Отец, всю жизнь проживший под каблуком у матери, покорно кивнул.
– Ну вот. – Лицо матери смягчилось. – А мы на эти деньги тебе квартиру купим. Тебе уже жениться пора. Вон у Константина Алексеевича дочка экономический заканчивает и работает уже, в Пассаже.
– Мам, – вздохнул Андрей, – какая квартира, какая свадьба? Надо сначала тех подонков найти, что деда убили. Ведь дураку ясно, это те, кто дедову квартиру купить хотел.
– И ничего не ясно! – возвысила голос мать. – Может, и наркоманы какие. Следователь говорил, дед тем вечером с какими-то алкоголиками у подъезда поругался, соседи видели. Вот они и… сам знаешь, время сейчас какое. И вообще, не твое это дело. Тебе служить надо, в академию поступать. А с этим пусть милиция разбирается. Так ведь, Альберт?
Отец снова кивнул и робко заметил:
– И правда, Андрюш…
– Я никуда не поеду, – упрямо набычился Андрей. – И если милиция тех подонков не найдет, сам их отыщу.
– И потом что? – вскинулась мать. – Ну отыщешь. Что с ними сделаешь? В милицию сдашь? Так там и разбежались! Сам прибьешь? Так тебя посадят или тоже прибьют! А ты нам живой нужен! Да и неизвестно, отыщешь ли. Ты у меня такой же пентюх, как и твой отец. Тебе что ни расскажи – всему веришь. Оттого-то дед тебе голову и задурил. Тоже мне розыскник нашелся. А вот нормальных денег нам тогда за квартиру не видать.
– Мама!
– Что мама, что мама? Ну да, приходили ко мне приличные люди, соболезнование выражали. С продуктами вот помогли. Нам ведь еще деду девять дней отмечать… только я всех этих его ветеранов звать не намерена. Сами посидим, семьей. И денег обещали прилично. Только если у них издержки, – это слово мать произнесла с каким-то внутренним удовольствием, вроде как прикоснулась к чему-то значимому, – не сильно вырастут. А ведь сам знаешь: если всякие глупые слухи пойдут, то непременно вырастут.
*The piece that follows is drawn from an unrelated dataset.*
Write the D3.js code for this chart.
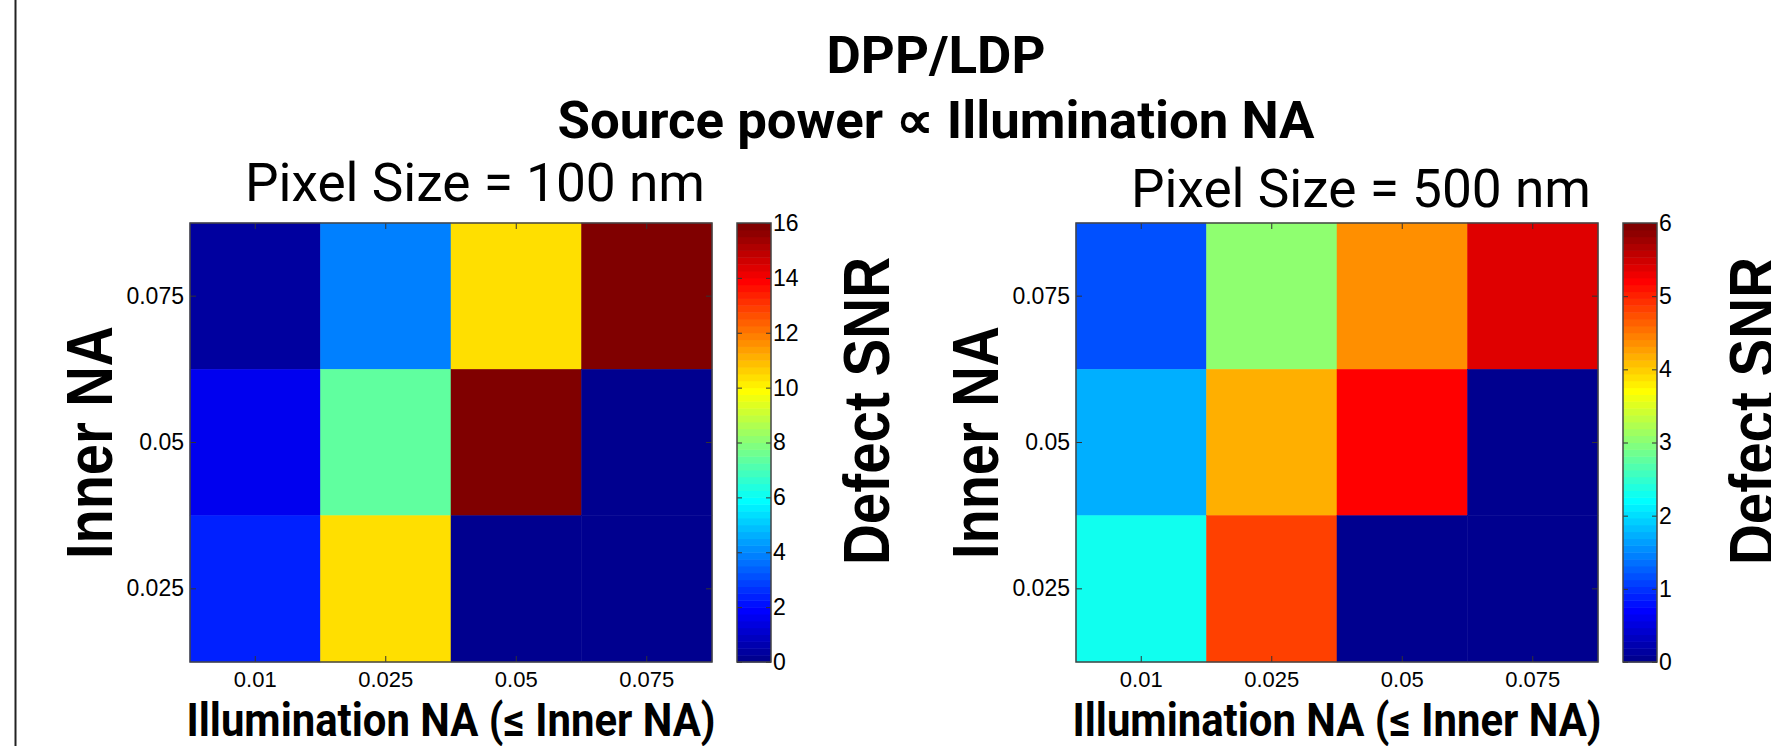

– Мама! – Андрей вскочил на ноги. – Ты что?! Ты понимаешь, что ты говоришь?! Ты предлагаешь нам взять деньги от убийц деда! И как раз за то, что мы им все простим и будем молчать в тряпочку. Да как же ты можешь?!
– Да нет, Андрей, что ты! – Мать испуганно замахала руками. – Ни в коем случае. Просто… я говорю, не надо торопиться. Пусть милиция отыщет убийц, это ж, в конце концов, ее работа, а мы пока продадим квартиру, купим тебе. Я ведь об этом. В конце концов, может оказаться, что эти господа и вовсе ни при чем. А знаешь, сколько мы можем потерять? Ну скажи же ему, Альберт!
Вечер закончился тем, что Андрей ушел в свою комнату, с размаху саданув дверью о косяк. Но еще долго из-за двери слышался бубнеж матери: «…все твой отец… я давно говорила».
Следующий месяц для Андрея прошел будто во сне. Он ходил на службу, занимался с бойцами, вечерами вместе с механиками-водителями ковырялся с дизелем «тройки», одного из танков взвода. Работать в парке по вечерам можно было только по специальному разрешению и в присутствии старшего офицера. Но домой идти не хотелось, да и вообще никуда не хотелось, потому что внутри, в груди, застыл тяжелый ледяной ком. Так что Андрей частенько оставался ночевать здесь же, в казарме, приказав дневальным затащить свободную койку в ротную канцелярию.
Как-то вечером позвонила мать. Нейтральным тоном она сообщила, что «разобралась» с дедовой квартирой, и если Андрею хочется что-то забрать себе на память, то нужно это сделать поскорее.
На следующий день Андрей поехал на дедову квартиру.
Старый дом встретил его темными окнами. Похоже, за это время съехали последние жильцы. Андрей толкнул дверь подъезда и вынужден был остановиться. Судя по всему, в доме все-таки отключили электричество. Темень стояла такая, что хоть глаз выколи. Андрей достал из кармана зажигалку, чиркнул кремнем и начал осторожно подниматься на этаж, едва различая ступеньки в призрачном свете горящего огонька. Поднявшись, он остановился у знакомой двери, обитой стареньким дерматином. Постояв несколько мгновений, вытащил старый, слегка погнутый ключ с двойной бороздкой и направил в замочную скважину. Дверь дрогнула. Андрей убрал ключ и толкнул тяжелую створку.